▶ [WHAT YOU NEED TO DO] Begin at the first line of the data and copy each line through the one containing "people in car", that line included, with no pictures.

▶ [GIVEN DATA]
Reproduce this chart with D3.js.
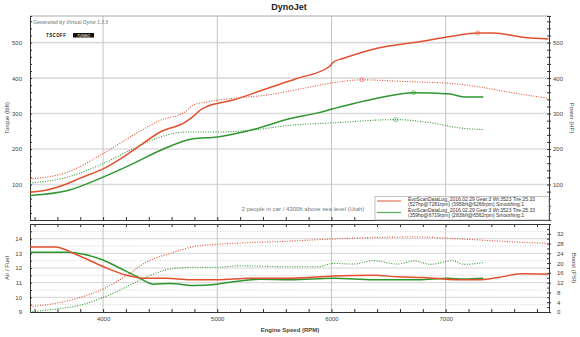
<!DOCTYPE html>
<html><head><meta charset="utf-8">
<script src="https://cdn.jsdelivr.net/npm/d3@7"></script>
<style>
html,body{margin:0;padding:0;background:#fff;}
svg{display:block;font-family:"Liberation Sans",Arial,sans-serif;}
</style></head>
<body><svg id="c" width="580" height="337"></svg>
<script>
// ---- data ----
const title = "DynoJet";
const xTicks = [4000, 5000, 6000, 7000];
const topTicks = [100, 200, 300, 400, 500];
const afrTicks = [9, 10, 11, 12, 13, 14];
const boostTicks = [0, 4, 8, 12, 16, 20, 24, 28, 32];
const legendLabels = [
  ["EvoScanDataLog_2016.02.29 Gear:3 Wt:3523 Tire:25.33", "(527hp@7281rpm) (395lbft@6266rpm) Smoothing:1"],
  ["EvoScanDataLog_2016.02.29 Gear:3 Wt:3523 Tire:25.33", "(359hp@6719rpm) (283lbft@6562rpm) Smoothing:1"]
];
const note = "2 people in car / 4300ft above sea level (Utah)";

// run 1 (red)
const redHpRpm  = [3360,3500,3650,3800,4000,4263,4500,4720,4800,4851,4910,5140,5430,5690,5980,6020,6100,6400,6780,7040,7281,7420,7680,7900];
const redHp     = [78,84,98,118,144,196,248,276,295,310,320,338,370,398,432,446,455,484,503,517,527,527,515,510];
const redTqRpm  = [3360,3690,4000,4263,4500,4720,4790,4910,5140,5430,5690,5980,6266,6667,7040,7280,7540,7900];
const redTq     = [116,135,187,239,281,305,324,333,343,352,367,385,395,390,385,376,361,343];
const redAfrRpm = [3360,3580,3770,4000,4210,4350,4560,4760,5000,5290,5640,6020,6370,6580,6810,7100,7280,7460,7660,7900];
const redAfr    = [13.43,13.43,12.9,12.1,11.5,11.3,11.3,11.2,11.2,11.3,11.3,11.45,11.5,11.4,11.35,11.2,11.2,11.35,11.6,11.57];
const redBstRpm = [3360,3590,3825,4000,4210,4385,4590,4790,5000,5290,5640,6020,6370,6760,7040,7280,7540,7900];
const redBoost  = [2.2,3.6,6.3,9.4,15.1,20.6,24,26.7,27.7,28.4,29,29.9,30.5,30.7,30.1,29.5,28.8,28.1];

// run 2 (green)
const grnHpRpm  = [3360,3690,4000,4263,4500,4790,5000,5290,5640,5880,6020,6400,6719,7040,7160,7330];
const grnHp     = [69,83,121,159,196,229,234,253,286,302,314,343,359,355,347,347];
const grnTqRpm  = [3360,3690,4000,4263,4500,4730,5000,5290,5640,6020,6562,6870,7160,7330];
const grnTq     = [104,121,159,201,234,248,248,253,267,274,283,274,258,255];
const grnAfrRpm = [3360,3690,3830,4000,4150,4300,4440,4590,4790,5000,5140,5380,5640,6020,6370,6760,7020,7160,7330];
const grnAfr    = [13.07,13.07,12.93,12.55,11.98,11.4,10.9,10.95,10.8,10.9,11.07,11.23,11.2,11.3,11.2,11.2,11.3,11.25,11.3];
const grnBstRpm = [3360,3590,3825,4000,4210,4385,4590,4790,5000,5200,5640,5880,6020,6190,6370,6580,6720,6870,7060,7160,7330];
const grnBoost  = [0.1,1.2,3.1,5.9,10.4,14.4,17.6,18.3,18.3,18.9,18.5,18.5,19.9,19.6,21,19.6,20.9,19.5,21,19.5,20.2];

const peaks = [
  {rpm:7281, v:527, c:"red"}, {rpm:6266, v:395, c:"red"},
  {rpm:6719, v:359, c:"green"}, {rpm:6562, v:283, c:"green"}
];

// ---- layout ----
const RED = "#e2502f", GREEN = "#2f962f";
const L = 30, R = 549, T1 = 16, B1 = 220, T2 = 224, B2 = 312;
const svg = d3.select("#c");
const x = d3.scaleLinear().domain([3360, 7905]).range([L, R]);
const yTop = d3.scaleLinear().domain([0, 575]).range([B1, T1]);
const yAfr = d3.scaleLinear().domain([9, 15]).range([B2, T2]);
const yBst = d3.scaleLinear().domain([0, 36]).range([B2, T2]);
const col = c => c === "red" ? RED : GREEN;

// top panel grid
const gTop = svg.append("g");
gTop.selectAll(".hg").data(topTicks).join("line")
  .attr("x1", L).attr("x2", R).attr("y1", d => yTop(d)).attr("y2", d => yTop(d))
  .attr("stroke", "#dcdcdc").attr("stroke-width", 1.6);
gTop.selectAll(".vg").data(xTicks).join("line")
  .attr("x1", d => x(d)).attr("x2", d => x(d)).attr("y1", T1).attr("y2", B1)
  .attr("stroke", "#c4c4c4").attr("stroke-width", 1);
gTop.append("line").attr("x1", L).attr("x2", R).attr("y1", T1).attr("y2", T1).attr("stroke", "#aaa");

// bottom panel grid
const gBot = svg.append("g");
gBot.selectAll(".mn").data(d3.range(9.5, 15, 1)).join("line")
  .attr("x1", L).attr("x2", R).attr("y1", d => yAfr(d)).attr("y2", d => yAfr(d))
  .attr("stroke", "#d0d0d0").attr("stroke-dasharray", "1,1.5");
gBot.selectAll(".mj").data(d3.range(10, 15, 1)).join("line")
  .attr("x1", L).attr("x2", R).attr("y1", d => yAfr(d)).attr("y2", d => yAfr(d))
  .attr("stroke", "#d4d4d4").attr("stroke-width", 1);
gBot.selectAll(".vg").data(xTicks).join("line")
  .attr("x1", d => x(d)).attr("x2", d => x(d)).attr("y1", T2).attr("y2", B2)
  .attr("stroke", "#c4c4c4");

// axes
const fs = "6px";
function styleAxis(g) {
  g.selectAll("path.domain").attr("stroke", "#333");
  g.selectAll("line").attr("stroke", "#333");
  g.selectAll("text").attr("font-size", fs).attr("fill", "#444");
}
const minorX = d3.range(3400, 7901, 200);
svg.append("g").attr("transform", `translate(0,${B1})`)
  .call(d3.axisTop(x).tickValues(minorX).tickSize(3).tickFormat("")).call(styleAxis);
svg.append("g").attr("transform", `translate(0,${T2})`)
  .call(d3.axisBottom(x).tickValues(minorX).tickSize(3).tickFormat("")).call(styleAxis);
svg.append("g").attr("transform", `translate(0,${B2})`)
  .call(d3.axisTop(x).tickValues(minorX).tickSize(3).tickFormat("")).call(styleAxis);
svg.append("g").attr("transform", `translate(0,${B2})`)
  .call(d3.axisBottom(x).tickValues(xTicks).tickSize(0).tickPadding(5).tickFormat(d3.format("d"))).call(styleAxis)
  .select("path.domain").remove();

// left/right top
svg.append("g").attr("transform", `translate(${L},0)`)
  .call(d3.axisRight(yTop).tickValues(d3.range(20, 575, 20)).tickSize(2).tickFormat("")).call(styleAxis);
svg.append("g").attr("transform", `translate(${L},0)`)
  .call(d3.axisLeft(yTop).tickValues(topTicks).tickSize(0).tickPadding(8)).call(styleAxis)
  .select("path.domain").remove();
svg.append("g").attr("transform", `translate(${R},0)`)
  .call(d3.axisLeft(yTop).tickValues(d3.range(20, 575, 20)).tickSize(2).tickFormat("")).call(styleAxis);
svg.append("g").attr("transform", `translate(${R},0)`)
  .call(d3.axisRight(yTop).tickValues(topTicks).tickSize(0).tickPadding(4)).call(styleAxis)
  .select("path.domain").remove();
svg.append("g").attr("transform", `translate(${R},0)`)
  .call(d3.axisRight(yTop).tickValues(d3.range(20, 575, 20)).tickSize(2).tickFormat("")).call(styleAxis);

// left/right bottom
svg.append("g").attr("transform", `translate(${L},0)`)
  .call(d3.axisRight(yAfr).tickValues(d3.range(9.5, 15, 0.5)).tickSize(2).tickFormat("")).call(styleAxis);
svg.append("g").attr("transform", `translate(${L},0)`)
  .call(d3.axisLeft(yAfr).tickValues(afrTicks).tickSize(0).tickPadding(8).tickFormat(d3.format("d"))).call(styleAxis)
  .select("path.domain").remove();
svg.append("g").attr("transform", `translate(${R},0)`)
  .call(d3.axisLeft(yBst).tickValues(d3.range(2, 36, 2)).tickSize(2).tickFormat("")).call(styleAxis);
svg.append("g").attr("transform", `translate(${R},0)`)
  .call(d3.axisRight(yBst).tickValues(boostTicks).tickSize(2).tickPadding(6)).call(styleAxis);

// ---- lines ----
function drawLine(rpms, vals, yScale, color, dotted, width) {
  const line = d3.line().x((d, i) => x(rpms[i])).y(d => yScale(d)).curve(d3.curveMonotoneX);
  svg.append("path").datum(vals).attr("d", line).attr("fill", "none")
    .attr("stroke", color).attr("stroke-width", width)
    .attr("stroke-dasharray", dotted ? "1,1.5" : null);
}
drawLine(redTqRpm, redTq, yTop, RED, true, 1.1);
drawLine(grnTqRpm, grnTq, yTop, GREEN, true, 1.1);
drawLine(redHpRpm, redHp, yTop, RED, false, 1.5);
drawLine(grnHpRpm, grnHp, yTop, GREEN, false, 1.5);
drawLine(redBstRpm, redBoost, yBst, RED, true, 1.1);
drawLine(grnBstRpm, grnBoost, yBst, GREEN, true, 1.1);
drawLine(grnAfrRpm, grnAfr, yAfr, GREEN, false, 1.5);
drawLine(redAfrRpm, redAfr, yAfr, RED, false, 1.5);

svg.selectAll(".pk").data(peaks).join("circle")
  .attr("cx", d => x(d.rpm)).attr("cy", d => yTop(d.v)).attr("r", 2)
  .attr("fill", "none").attr("stroke", d => col(d.c)).attr("stroke-opacity", 0.7).attr("stroke-width", 0.8);

// ---- texts ----
svg.append("text").attr("x", 289).attr("y", 10).attr("text-anchor", "middle")
  .attr("font-size", "9px").attr("font-weight", "bold").attr("fill", "#222").text(title);
svg.append("text").attr("x", 33).attr("y", 24).attr("font-size", "5px").attr("font-style", "italic")
  .attr("font-weight", "bold").attr("fill", "#9a9a9a").text("Generated by Virtual Dyno 1.3.3");
svg.append("text").attr("x", 46).attr("y", 37).attr("font-size", "4.5px").attr("font-weight", "bold")
  .attr("fill", "#111").attr("letter-spacing", "0.4").text("TSCOFF");
svg.append("rect").attr("x", 73).attr("y", 33).attr("width", 21).attr("height", 4.5).attr("fill", "#111");
svg.append("text").attr("x", 83.5).attr("y", 36.6).attr("text-anchor", "middle").attr("font-size", "3.8px")
  .attr("font-style", "italic").attr("fill", "#fff").text("TUNED");

svg.append("text").attr("transform", "translate(9,118) rotate(-90)").attr("text-anchor", "middle")
  .attr("font-size", "6px").attr("fill", "#444").text("Torque (lbft)");
svg.append("text").attr("transform", "translate(570,118) rotate(90)").attr("text-anchor", "middle")
  .attr("font-size", "6px").attr("fill", "#444").text("Power (HP)");
svg.append("text").attr("transform", "translate(9,268) rotate(-90)").attr("text-anchor", "middle")
  .attr("font-size", "6px").attr("fill", "#444").text("Air / Fuel");
svg.append("text").attr("transform", "translate(572,268) rotate(90)").attr("text-anchor", "middle")
  .attr("font-size", "6px").attr("fill", "#444").text("Boost (PSI)");
svg.append("text").attr("x", 290).attr("y", 332).attr("text-anchor", "middle")
  .attr("font-size", "6px").attr("font-weight", "bold").attr("fill", "#444").text("Engine Speed (RPM)");
svg.append("text").attr("x", 303).attr("y", 211).attr("text-anchor", "middle")
  .attr("font-size", "6px").attr("fill", "#777").text(note);

// legend
const lg = svg.append("g");
lg.append("rect").attr("x", 375).attr("y", 196.5).attr("width", 174).attr("height", 23.5)
  .attr("fill", "#fff").attr("stroke", "#999").attr("stroke-width", 0.6);
[RED, GREEN].forEach((c, i) => {
  lg.append("line").attr("x1", 377).attr("x2", 401).attr("y1", 201 + i * 11.5).attr("y2", 201 + i * 11.5)
    .attr("stroke", c).attr("stroke-width", 1.2).attr("stroke-opacity", 0.8);
  legendLabels[i].forEach((t, j) => {
    lg.append("text").attr("x", 408).attr("y", 200.5 + i * 11.5 + j * 5.4)
      .attr("font-size", "5px").attr("fill", "#333").text(t);
  });
});
</script></body></html>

▶ [EXPECTED ANSWER]
Reproduce this chart with D3.js.
<!DOCTYPE html>
<html><head><meta charset="utf-8">
<script src="https://cdn.jsdelivr.net/npm/d3@7"></script>
<style>
html,body{margin:0;padding:0;background:#fff;}
svg{display:block;font-family:"Liberation Sans",Arial,sans-serif;}
</style></head>
<body><svg id="c" width="580" height="337"></svg>
<script>
// ---- data ----
const title = "DynoJet";
const xTicks = [4000, 5000, 6000, 7000];
const topTicks = [100, 200, 300, 400, 500];
const afrTicks = [9, 10, 11, 12, 13, 14];
const boostTicks = [0, 4, 8, 12, 16, 20, 24, 28, 32];
const legendLabels = [
  ["EvoScanDataLog_2016.02.29 Gear:3 Wt:3523 Tire:25.33", "(527hp@7281rpm) (395lbft@6266rpm) Smoothing:1"],
  ["EvoScanDataLog_2016.02.29 Gear:3 Wt:3523 Tire:25.33", "(359hp@6719rpm) (283lbft@6562rpm) Smoothing:1"]
];
const note = "2 people in car / 4300ft above sea level (Utah)";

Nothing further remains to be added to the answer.